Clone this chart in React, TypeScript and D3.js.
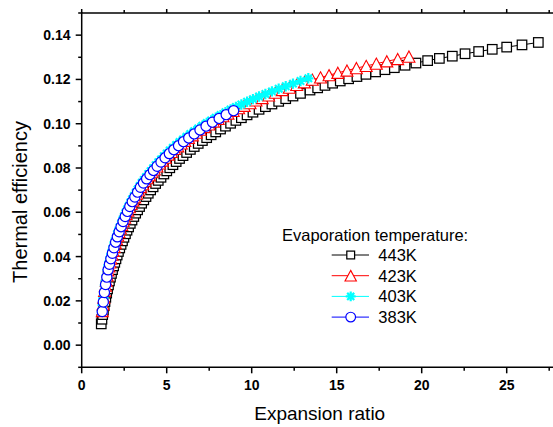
import React from 'react';
import * as d3 from 'd3';

// ---- data (expansion ratio, thermal efficiency) ----
const r443 = [1.150,1.191,1.234,1.278,1.323,1.370,1.419,1.470,1.522,1.576,
1.632,1.691,1.751,1.813,1.878,1.945,2.014,2.086,2.160,2.237,
2.316,2.399,2.484,2.573,2.665,2.759,2.858,2.959,3.065,3.174,
3.287,3.404,3.525,3.651,3.781,3.916,4.055,4.200,4.349,4.504,
4.665,4.831,5.003,5.181,5.366,5.557,5.755,5.960,6.172,6.392,
6.619,6.855,7.099,7.352,7.614,7.885,8.166,8.457,8.758,9.070,
9.393,9.728,10.074,10.433,10.805,11.190,11.588,12.001,12.429,12.871,
13.43,13.88,14.31,14.76,15.21,15.70,16.19,16.72,17.29,17.84,18.39,19.02,19.66,20.35,21.04,21.80,22.55,23.35,24.15,25.00,25.90,26.86];
const e443 = [0.0096,0.0117,0.0138,0.0158,0.0178,0.0197,0.0216,0.0235,0.0254,0.0272,
0.0290,0.0307,0.0324,0.0341,0.0358,0.0374,0.0390,0.0407,0.0423,0.0439,
0.0455,0.0471,0.0487,0.0503,0.0519,0.0534,0.0550,0.0565,0.0581,0.0596,
0.0611,0.0626,0.0641,0.0656,0.0671,0.0686,0.0701,0.0715,0.0730,0.0744,
0.0758,0.0773,0.0787,0.0801,0.0815,0.0829,0.0843,0.0856,0.0870,0.0884,
0.0897,0.0911,0.0924,0.0937,0.0950,0.0963,0.0976,0.0989,0.1002,0.1015,
0.1027,0.1040,0.1052,0.1065,0.1077,0.1089,0.1101,0.1113,0.1125,0.1137,
0.1152,0.1162,0.1173,0.1183,0.1193,0.1203,0.1213,0.1223,0.1234,0.1244,0.1253,0.1264,0.1274,0.1285,0.1295,0.1305,0.1316,0.1326,0.1336,0.1346,0.1356,0.1367];

const r423 = [1.212,1.256,1.300,1.347,1.395,1.444,1.496,1.549,1.604,
1.661,1.720,1.782,1.845,1.911,1.979,2.049,2.122,2.198,2.276,
2.357,2.441,2.528,2.618,2.712,2.808,2.908,3.012,3.119,3.230,
3.345,3.464,3.588,3.716,3.848,3.985,4.127,4.274,4.426,4.584,
4.747,4.916,5.091,5.273,5.460,5.655,5.856,6.065,6.281,6.505,
6.736,6.976,7.225,7.482,7.749,8.025,8.310,8.606,8.913,9.230,
9.559,9.900,10.252,10.618,10.996,11.387,11.793,12.213,12.648,13.099,
13.565,14.048,14.549,15.067,15.604,16.159,16.735,17.331,17.948,18.588,19.250];
const e423 = [0.0154,0.0184,0.0215,0.0245,0.0269,0.0292,0.0315,0.0338,0.0356,
0.0374,0.0391,0.0409,0.0426,0.0444,0.0461,0.0479,0.0495,0.0511,0.0527,
0.0543,0.0560,0.0576,0.0592,0.0608,0.0623,0.0638,0.0653,0.0668,0.0684,
0.0699,0.0714,0.0727,0.0741,0.0754,0.0767,0.0781,0.0794,0.0807,0.0821,
0.0834,0.0847,0.0861,0.0873,0.0886,0.0898,0.0911,0.0923,0.0936,0.0948,
0.0960,0.0973,0.0985,0.0997,0.1010,0.1022,0.1034,0.1046,0.1058,0.1070,
0.1081,0.1093,0.1105,0.1116,0.1128,0.1140,0.1152,0.1163,0.1175,0.1187,
0.1199,0.1209,0.1219,0.1230,0.1240,0.1251,0.1261,0.1271,0.1282,0.1292,0.1303];

const r403 = [1.191,1.234,1.278,1.323,1.370,1.419,1.470,1.522,1.576,
1.632,1.691,1.751,1.813,1.878,1.945,2.014,2.086,2.160,2.237,
2.316,2.399,2.484,2.573,2.665,2.759,2.858,2.959,3.065,3.174,
3.287,3.404,3.525,3.651,3.781,3.916,4.055,4.200,4.349,4.504,
4.665,4.831,5.003,5.181,5.366,5.557,5.755,5.960,6.172,6.392,
6.619,6.855,7.099,7.352,7.614,7.885,8.166,8.457,8.758,9.070,
9.393,9.728,10.074,10.433,10.805,11.190,11.588,12.001,12.429,12.871,13.330];
const e403 = [0.0151,0.0181,0.0212,0.0242,0.0269,0.0292,0.0315,0.0339,0.0360,0.0377,
0.0395,0.0412,0.0430,0.0447,0.0465,0.0482,0.0499,0.0515,0.0531,0.0547,
0.0563,0.0580,0.0596,0.0612,0.0627,0.0643,0.0658,0.0673,0.0688,0.0703,
0.0718,0.0733,0.0746,0.0759,0.0773,0.0786,0.0799,0.0813,0.0826,0.0839,
0.0853,0.0866,0.0879,0.0892,0.0904,0.0917,0.0929,0.0941,0.0954,0.0966,
0.0979,0.0991,0.1003,0.1015,0.1027,0.1039,0.1052,0.1064,0.1076,0.1087,
0.1099,0.1111,0.1123,0.1134,0.1146,0.1158,0.1169,0.1181,0.1193,0.1205];

const r383 = [1.209,1.271,1.336,1.405,1.477,1.553,1.632,1.716,1.804,1.897,
1.994,2.096,2.203,2.316,2.435,2.560,2.691,2.829,2.974,3.127,
3.287,3.456,3.633,3.819,4.015,4.221,4.437,4.665,4.904,5.155,
5.420,5.697,5.989,6.297,6.619,6.959,7.316,7.691,8.085,8.499,8.935];
const e383 = [0.0152,0.0195,0.0238,0.0274,0.0307,0.0340,0.0365,0.0390,0.0415,0.0440,
0.0465,0.0489,0.0512,0.0535,0.0558,0.0581,0.0604,0.0626,0.0648,0.0669,
0.0691,0.0713,0.0732,0.0751,0.0770,0.0789,0.0808,0.0827,0.0846,0.0865,
0.0883,0.0901,0.0919,0.0936,0.0954,0.0972,0.0989,0.1007,0.1024,0.1041,0.1059];

const seriesNames = ['443K', '423K', '403K', '383K'];
const seriesColors = ['#000000', '#ff0000', '#00ffff', '#0000ff'];
const seriesSymbols = ['square', 'triangle', 'star', 'circle'];
const seriesX = [r443, r423, r403, r383];
const seriesY = [e443, e423, e403, e383];

const xMajor = [0, 5, 10, 15, 20, 25];
const xMinor = [2.5, 7.5, 12.5, 17.5, 22.5, 27.5];
const yMajor = [0, 0.02, 0.04, 0.06, 0.08, 0.10, 0.12, 0.14];
const yMinor = [-0.01, 0.01, 0.03, 0.05, 0.07, 0.09, 0.11, 0.13, 0.15];

const FONT = '"Liberation Sans", Arial, Helvetica, sans-serif';

function Marker({ type, cx, cy, color, scale = 1 }: { type: string; cx: number; cy: number; color: string; scale?: number }) {
  if (type === 'square') {
    const s = 9.5 * scale;
    return <rect x={cx - s / 2} y={cy - s / 2} width={s} height={s} fill="#fff" stroke={color} strokeWidth={1.25} />;
  }
  if (type === 'triangle') {
    const w = 6 * scale, h = 5.6 * scale;
    return <path d={`M${cx},${cy - h}L${cx + w},${cy + h}L${cx - w},${cy + h}Z`} fill="#fff" stroke={color} strokeWidth={1.1} />;
  }
  if (type === 'circle') {
    return <circle cx={cx} cy={cy} r={5.1 * scale} fill="#fff" stroke={color} strokeWidth={1.2} />;
  }
  const a = 5.2 * scale, b = 3.7 * scale;
  return (
    <path
      d={`M${cx},${cy - a}V${cy + a}M${cx - a},${cy}H${cx + a}M${cx - b},${cy - b}L${cx + b},${cy + b}M${cx - b},${cy + b}L${cx + b},${cy - b}`}
      stroke={color}
      strokeWidth={2.2}
      fill="none"
    />
  );
}

export default function App() {
  const x = d3.scaleLinear().domain([0, 28]).range([81.7, 557.7]);
  const y = d3.scaleLinear().domain([-0.01, 0.15]).range([367.3, 13]);
  const [x0, x1] = x.range();
  const [yb, yt] = y.range();
  const line = d3.line<[number, number]>().x(d => x(d[0])).y(d => y(d[1]));

  const legendX = 350.7;
  const legendY0 = 255;
  const legendDy = 20.7;

  return (
    <div style={{ position: 'fixed', left: 0, top: 0, width: 553, height: 427, background: '#fff' }}>
      <svg width={553} height={427} style={{ display: 'block' }} fontFamily={FONT}>
        <rect x={0} y={0} width={553} height={427} fill="#fff" />
        {/* series */}
        {seriesX.map((xs, i) => {
          const pts = xs.map((v, j) => [v, seriesY[i][j]] as [number, number]);
          return (
            <g key={seriesNames[i]}>
              <path d={line(pts) || ''} fill="none" stroke={seriesColors[i]} strokeWidth={1} />
              {pts.map((p, j) => (
                <Marker key={j} type={seriesSymbols[i]} cx={x(p[0])} cy={y(p[1])} color={seriesColors[i]} />
              ))}
            </g>
          );
        })}
        {/* frame */}
        <g stroke="#000" strokeWidth={1.5} fill="none">
          <line x1={x0} y1={yb} x2={x1} y2={yb} />
          <line x1={x0} y1={yt} x2={x1} y2={yt} />
          <line x1={x0} y1={yb + 0.75} x2={x0} y2={yt - 0.75} />
          <line x1={x1} y1={yb + 0.75} x2={x1} y2={yt - 0.75} />
          {xMajor.map(v => (
            <g key={'xm' + v}>
              <line x1={x(v)} x2={x(v)} y1={yb} y2={yb + 6} />
              <line x1={x(v)} x2={x(v)} y1={yt} y2={yt - 4} />
            </g>
          ))}
          {xMinor.map(v => (
            <g key={'xn' + v}>
              <line x1={x(v)} x2={x(v)} y1={yb} y2={yb + 3.5} />
              <line x1={x(v)} x2={x(v)} y1={yt} y2={yt - 3} />
            </g>
          ))}
          {yMajor.map(v => (
            <line key={'ym' + v} x1={x0} x2={x0 - 6} y1={y(v)} y2={y(v)} />
          ))}
          {yMinor.map(v => (
            <line key={'yn' + v} x1={x0} x2={x0 - 3.5} y1={y(v)} y2={y(v)} />
          ))}
        </g>
        {/* tick labels */}
        <g fontSize={14} fontWeight="bold" fill="#000">
          {xMajor.map(v => (
            <text key={'xl' + v} x={x(v)} y={390} textAnchor="middle">{v}</text>
          ))}
          {yMajor.map(v => (
            <text key={'yl' + v} x={70.5} y={y(v) + 5} textAnchor="end">{v.toFixed(2)}</text>
          ))}
        </g>
        {/* axis titles */}
        <text x={(x0 + x1) / 2} y={420} textAnchor="middle" fontSize={19} fill="#000">Expansion ratio</text>
        <text transform={`translate(27,202) rotate(-90)`} textAnchor="middle" fontSize={20} fill="#000">Thermal efficiency</text>
        {/* legend */}
        <text x={282} y={240.7} fontSize={16.5} fill="#000">Evaporation temperature:</text>
        {seriesNames.map((n, i) => {
          const cy = legendY0 + i * legendDy;
          return (
            <g key={'lg' + n}>
              <line x1={331.7} x2={369} y1={cy} y2={cy} stroke={seriesColors[i]} strokeWidth={1} />
              <Marker type={seriesSymbols[i]} cx={legendX} cy={cy} color={seriesColors[i]} scale={seriesSymbols[i] === 'square' ? 0.82 : 0.95} />
              <text x={378.3} y={cy + 6} fontSize={16.5} fill="#000">{n}</text>
            </g>
          );
        })}
      </svg>
    </div>
  );
}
══════════
» Instructions for the task: Where does the word "React" appear? Return each line that holds it.

» Expected answer:
Clone this chart in React, TypeScript and D3.js.
import React from 'react';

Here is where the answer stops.